§ **STATED TASK**
Using the material below, copy every line where "this" appears.

§ **RECORDS SHOWN**
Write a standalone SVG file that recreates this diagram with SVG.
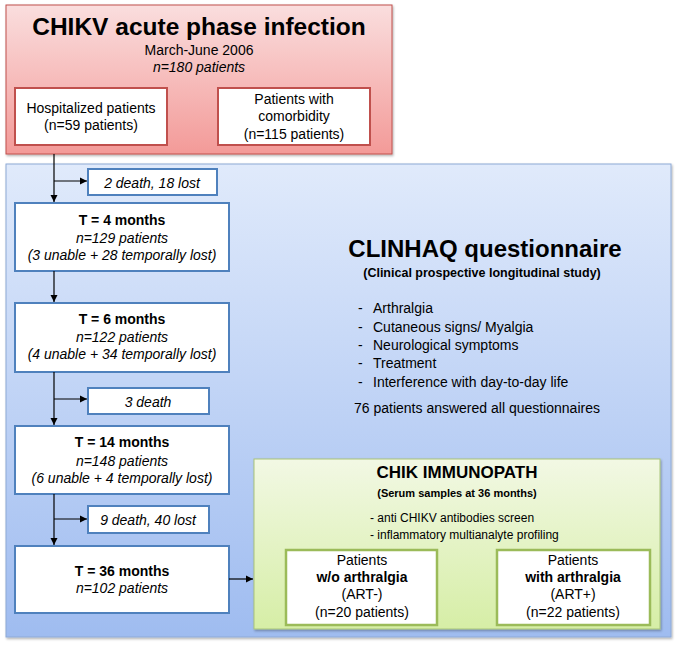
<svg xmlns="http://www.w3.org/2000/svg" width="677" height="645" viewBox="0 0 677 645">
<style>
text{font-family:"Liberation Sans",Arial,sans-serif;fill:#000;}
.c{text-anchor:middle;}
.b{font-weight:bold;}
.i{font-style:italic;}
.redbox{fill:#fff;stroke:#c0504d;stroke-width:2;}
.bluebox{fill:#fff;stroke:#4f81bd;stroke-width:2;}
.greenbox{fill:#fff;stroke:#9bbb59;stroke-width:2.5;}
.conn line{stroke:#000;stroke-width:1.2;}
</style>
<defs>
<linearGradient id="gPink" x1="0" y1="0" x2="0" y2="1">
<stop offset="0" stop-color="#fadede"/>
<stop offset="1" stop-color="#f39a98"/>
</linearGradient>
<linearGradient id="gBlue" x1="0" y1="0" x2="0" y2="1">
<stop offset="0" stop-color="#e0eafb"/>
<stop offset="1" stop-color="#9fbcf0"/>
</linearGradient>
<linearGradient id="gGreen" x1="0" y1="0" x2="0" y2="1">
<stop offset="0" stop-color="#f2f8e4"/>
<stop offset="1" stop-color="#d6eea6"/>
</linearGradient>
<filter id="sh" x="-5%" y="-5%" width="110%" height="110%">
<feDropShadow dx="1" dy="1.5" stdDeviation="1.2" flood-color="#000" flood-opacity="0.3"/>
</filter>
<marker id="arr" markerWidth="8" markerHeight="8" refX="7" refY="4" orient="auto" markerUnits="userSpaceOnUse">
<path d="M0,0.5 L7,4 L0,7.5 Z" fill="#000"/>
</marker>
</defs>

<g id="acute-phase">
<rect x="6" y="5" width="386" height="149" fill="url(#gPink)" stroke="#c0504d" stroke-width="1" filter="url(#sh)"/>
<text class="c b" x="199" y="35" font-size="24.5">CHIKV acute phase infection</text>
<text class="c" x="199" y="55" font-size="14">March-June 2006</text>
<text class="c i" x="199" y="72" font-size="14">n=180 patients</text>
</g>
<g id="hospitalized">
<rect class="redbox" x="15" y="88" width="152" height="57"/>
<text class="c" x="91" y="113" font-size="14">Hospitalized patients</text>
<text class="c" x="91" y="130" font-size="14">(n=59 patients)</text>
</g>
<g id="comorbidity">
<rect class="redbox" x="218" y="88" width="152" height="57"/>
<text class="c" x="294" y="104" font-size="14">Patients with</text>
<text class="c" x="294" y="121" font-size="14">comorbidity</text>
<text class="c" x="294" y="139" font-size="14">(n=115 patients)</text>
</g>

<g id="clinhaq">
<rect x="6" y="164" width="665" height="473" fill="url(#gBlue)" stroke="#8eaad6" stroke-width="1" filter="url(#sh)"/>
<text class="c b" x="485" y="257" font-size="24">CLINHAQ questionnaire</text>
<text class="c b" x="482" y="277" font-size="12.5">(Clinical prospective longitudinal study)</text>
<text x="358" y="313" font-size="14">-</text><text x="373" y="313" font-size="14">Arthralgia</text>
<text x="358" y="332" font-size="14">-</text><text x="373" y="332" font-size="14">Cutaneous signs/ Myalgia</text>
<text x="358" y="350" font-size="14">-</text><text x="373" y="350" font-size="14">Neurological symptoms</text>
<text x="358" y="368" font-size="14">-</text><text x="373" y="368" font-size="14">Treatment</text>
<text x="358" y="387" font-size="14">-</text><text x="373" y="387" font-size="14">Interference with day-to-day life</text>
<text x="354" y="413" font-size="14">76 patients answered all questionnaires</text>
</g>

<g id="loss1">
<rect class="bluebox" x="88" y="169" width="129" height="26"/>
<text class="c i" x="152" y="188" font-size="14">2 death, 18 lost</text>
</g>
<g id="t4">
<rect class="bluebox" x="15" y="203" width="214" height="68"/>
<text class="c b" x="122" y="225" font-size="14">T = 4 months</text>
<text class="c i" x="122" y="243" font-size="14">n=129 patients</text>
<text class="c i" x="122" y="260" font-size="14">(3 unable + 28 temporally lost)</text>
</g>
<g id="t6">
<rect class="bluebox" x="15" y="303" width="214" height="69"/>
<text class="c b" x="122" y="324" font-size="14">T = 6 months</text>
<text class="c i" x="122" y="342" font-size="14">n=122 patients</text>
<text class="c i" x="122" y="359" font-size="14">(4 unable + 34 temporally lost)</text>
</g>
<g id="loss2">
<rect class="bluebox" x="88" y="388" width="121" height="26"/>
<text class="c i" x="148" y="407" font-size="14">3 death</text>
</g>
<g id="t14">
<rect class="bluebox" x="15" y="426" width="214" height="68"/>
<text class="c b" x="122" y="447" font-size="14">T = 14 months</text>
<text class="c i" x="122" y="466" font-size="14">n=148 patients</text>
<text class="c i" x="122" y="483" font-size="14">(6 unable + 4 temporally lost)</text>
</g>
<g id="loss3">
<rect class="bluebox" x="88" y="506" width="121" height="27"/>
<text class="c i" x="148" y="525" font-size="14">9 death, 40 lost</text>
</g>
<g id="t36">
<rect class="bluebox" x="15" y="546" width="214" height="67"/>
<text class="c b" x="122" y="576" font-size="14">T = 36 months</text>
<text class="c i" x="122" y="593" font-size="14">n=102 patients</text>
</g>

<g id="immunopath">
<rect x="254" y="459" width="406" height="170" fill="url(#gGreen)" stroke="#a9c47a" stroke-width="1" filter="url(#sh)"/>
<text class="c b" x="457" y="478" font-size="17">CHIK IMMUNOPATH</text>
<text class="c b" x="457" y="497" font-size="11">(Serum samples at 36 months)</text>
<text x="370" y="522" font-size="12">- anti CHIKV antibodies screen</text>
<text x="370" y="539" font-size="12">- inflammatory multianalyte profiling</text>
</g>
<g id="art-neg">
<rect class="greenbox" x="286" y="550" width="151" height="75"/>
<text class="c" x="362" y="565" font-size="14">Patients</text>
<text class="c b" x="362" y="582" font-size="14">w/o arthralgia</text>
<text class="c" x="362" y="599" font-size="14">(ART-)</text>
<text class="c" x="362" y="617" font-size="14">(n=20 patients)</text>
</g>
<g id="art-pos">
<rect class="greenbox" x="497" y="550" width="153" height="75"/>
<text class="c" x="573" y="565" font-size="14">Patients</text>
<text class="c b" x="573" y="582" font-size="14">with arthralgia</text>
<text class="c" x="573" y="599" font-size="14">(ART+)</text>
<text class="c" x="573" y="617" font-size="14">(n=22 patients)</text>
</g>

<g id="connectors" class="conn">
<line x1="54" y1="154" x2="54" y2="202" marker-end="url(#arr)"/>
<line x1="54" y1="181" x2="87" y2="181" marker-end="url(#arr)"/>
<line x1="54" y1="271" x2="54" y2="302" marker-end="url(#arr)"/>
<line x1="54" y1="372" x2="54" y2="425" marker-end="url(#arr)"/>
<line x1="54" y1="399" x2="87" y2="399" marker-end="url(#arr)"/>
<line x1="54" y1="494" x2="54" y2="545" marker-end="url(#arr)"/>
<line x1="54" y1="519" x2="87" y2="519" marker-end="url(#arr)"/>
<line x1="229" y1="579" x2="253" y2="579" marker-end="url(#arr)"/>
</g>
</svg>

---

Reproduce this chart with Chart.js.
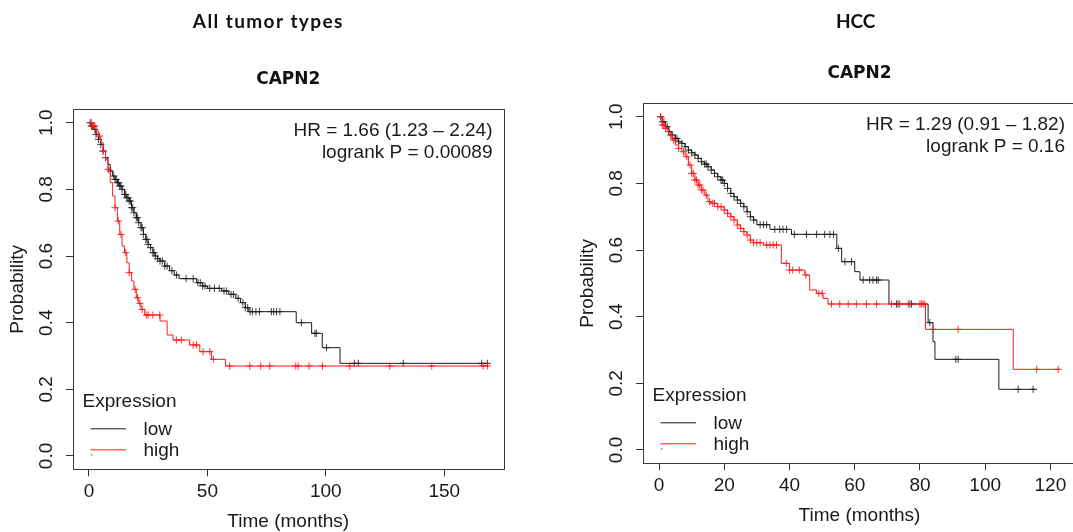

§ **OUTPUT BELOW**
Write a standalone SVG file that recreates this diagram with SVG.
Reproduce this chart with Chart.js.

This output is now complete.